DİTİB Merkez Camisi’nde külliye anlamında da eski geleneğin devam ettirildiğini belirten Alboğa, “Camimiz külliye karakteri açısından bugüne kadar geleneksel camilerimizden farklı değil. Yani bir Süleymaniye ya da Sultanahmet Camisi'ne baktığınız zaman Sevgili Peygamberimiz’den bugüne kadar gelmekte olan bu gelenek sürdürülmüş. Efendimizin Mescidi’ne insanlar sadece ibadet etmek için gelmiyorlardı. Her türlü sosyal ve dini ihtiyaçlarını orada karşılıyorlar, hatta eğitim merkezi olarak da kullanıyorlardı. İşte bu özellik Almanya'daki camilerimizde tekrar hayat buluyor. Camimizde kütüphane, idare bölümü, kapalıçarşı, konferans salonu, bürolar mevcut. Vakıf anlayışını burada sürdürüyoruz, alışveriş merkezinden gelen gelirlerle bu caminin masrafları karşılanacak” diye konuştu. 
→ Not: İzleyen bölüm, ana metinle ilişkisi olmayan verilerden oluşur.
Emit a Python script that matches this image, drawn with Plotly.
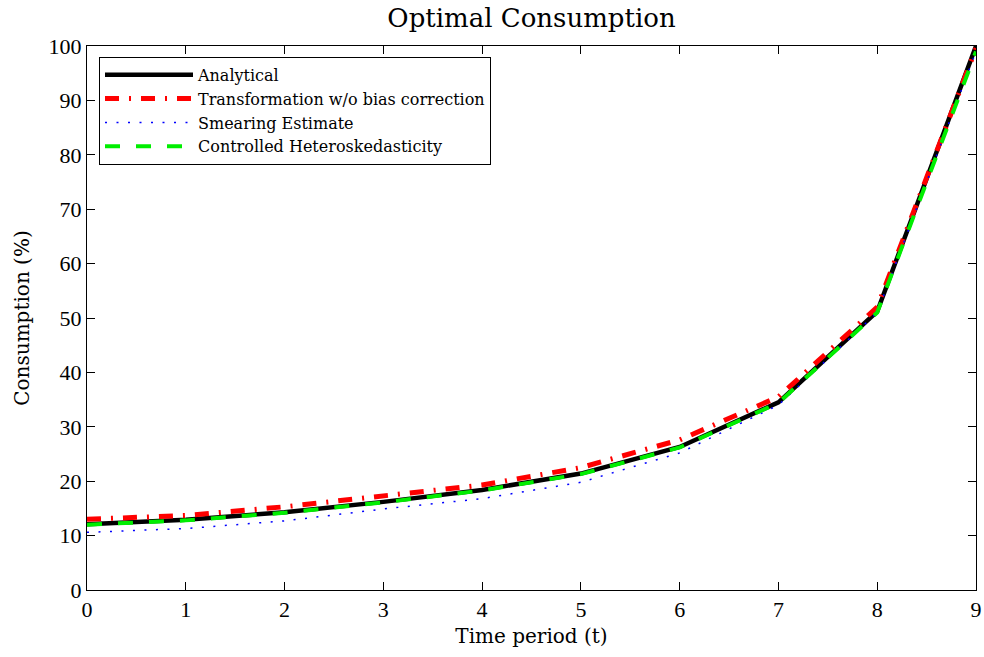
import plotly.graph_objects as go

t = [0, 1, 2, 3, 4, 5, 6, 7, 8, 9]
analytical = [12.1, 12.9, 14.3, 16.2, 18.4, 21.4, 26.3, 34.5, 51.2, 100.0]
transformation = [13.0, 13.7, 15.3, 17.3, 19.3, 22.5, 27.6, 35.5, 52.0, 99.6]
smearing = [10.6, 11.3, 12.7, 14.9, 16.8, 19.8, 25.2, 34.0, 51.0, 99.0]
controlled = [12.0, 12.8, 14.2, 16.1, 18.3, 21.3, 26.2, 34.4, 51.0, 99.0]
xticks = list(range(0, 10))
yticks = list(range(0, 101, 10))

LABEL_FONT = "DejaVu Serif"
TICK_FONT = "Liberation Serif"

fig = go.Figure()
fig.add_trace(go.Scatter(x=t, y=analytical, mode="lines", name="Analytical",
                         line=dict(color="black", width=4.5)))
fig.add_trace(go.Scatter(x=t, y=transformation, mode="lines", name="Transformation w/o bias correction",
                         line=dict(color="red", width=5, dash="14px,10px,2px,10px")))
fig.add_trace(go.Scatter(x=t, y=smearing, mode="lines", name="Smearing Estimate",
                         line=dict(color="blue", width=1.5, dash="2px,9.5px")))
fig.add_trace(go.Scatter(x=t, y=controlled, mode="lines", name="Controlled Heteroskedasticity",
                         line=dict(color="#00ee00", width=4, dash="15px,16px")))

axis_common = dict(showgrid=False, zeroline=False, showline=True, linecolor="black",
                   linewidth=1, mirror="ticks", ticks="inside", ticklen=8,
                   tickcolor="black", tickfont=dict(family=TICK_FONT, size=22, color="black"))

fig.update_layout(
    width=984, height=657,
    paper_bgcolor="white", plot_bgcolor="white",
    margin=dict(l=87, r=8, t=46, b=67, autoexpand=False),
    title=dict(text="Optimal Consumption", x=0.5, xref="paper", xanchor="center",
               y=1 - 18 / 657, yref="container", yanchor="middle",
               font=dict(family=LABEL_FONT, size=26, color="black")),
    xaxis=dict(range=[0, 9], tickvals=xticks, automargin=False,
               title=dict(text="Time period (t)", font=dict(family=LABEL_FONT, size=20, color="black"), standoff=7),
               **axis_common),
    yaxis=dict(range=[0, 100], tickvals=yticks, automargin=False,
               title=dict(text="Consumption (%)", font=dict(family=LABEL_FONT, size=20, color="black"), standoff=13),
               **axis_common),
    legend=dict(x=0.0135, y=0.98, xanchor="left", yanchor="top",
                bgcolor="white", bordercolor="black", borderwidth=1,
                font=dict(family=LABEL_FONT, size=16, color="black"),
                tracegroupgap=0, itemwidth=88),
    showlegend=True,
)

fig.write_html("out.html", config={"displayModeBar": False},
               post_script="document.body.style.margin='0';")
“CAMİNİN FARKLI VE ÖZEL BİR MİMARİSİ VAR”
DİTİB Merkez Camisi’nin oldukça farklı ve özel bir mimariye sahip olduğunu kaydeden Alboğa, “İnsanlar camimize geldikleri zaman hiç de alışık olmadıkları bir mimari yapıyla karşılaşıyorlar. Cami, Müslümanlar kadar Alman toplumunun da ilgisini çekiyor. Müslümanlar camiye ‘Bismillahirrahmanirrahim’ deyip girdikleri zaman kendilerini manevi olarak iyi hissetmelerini istiyoruz. Bu maneviyatın verilmesi için Ahmet Hamdi Akseki Camisi’nin iç mimarisini tasarlayan mimarlarımız Diyanet İşleri Başkanlığı’mızın da yardımlarıyla buraya geldiler ve burası için özel bir iç mimari tasarımı geliştirdiler. Camide Peygamberlerin isimleri var, buraya Almanlar girdikleri zaman Müslümanlar olarak sadece Hazreti Muhammed’e değil bütün peygamberlere iman ettiğimizi söylediğimiz zaman bundan çok memnuniyet duyarak bir yakınlık hissediyorlar. Caminin iç mimarisi insanların birbiriyle sohbet etmesine ve karşılıklı iletişime zemin sağlıyor” şeklinde konuştu.

“CAMİMİZDE MANEVİYAT, KARDEŞLİK VE İNSANLIK HAKİM”
Alboğa, sözlerine şöyle devam etti: “Son dönemde İslam üzerinde çok çirkin ve olumsuz bir imaj oluşturuldu. Özellikle 11 Eylül’den sonra insanlar Müslümanlar’dan ve İslam’dan korkmaya başladılar. Biz de öyle bir mimari tasarım gerçekleştirdik ki camimizin giriş merdivenleri çok davet edici bir karaktere sahip. Kim olursan ol yine gel anlayışı hakim. Burada maneviyat, kardeşlik ve insanlık var. Biz şeffaf bir cemaatiz, içimiz neyse dışımız da öyle. Olduğumuz gibi görünüyoruz, göründüğümüz gibi de olmaya çalışıyoruz, mimarimiz de bu mesajı veriyor. Bizi ziyaret eden insanlar da bu mesajı aldıklarını ifade ediyorlar.”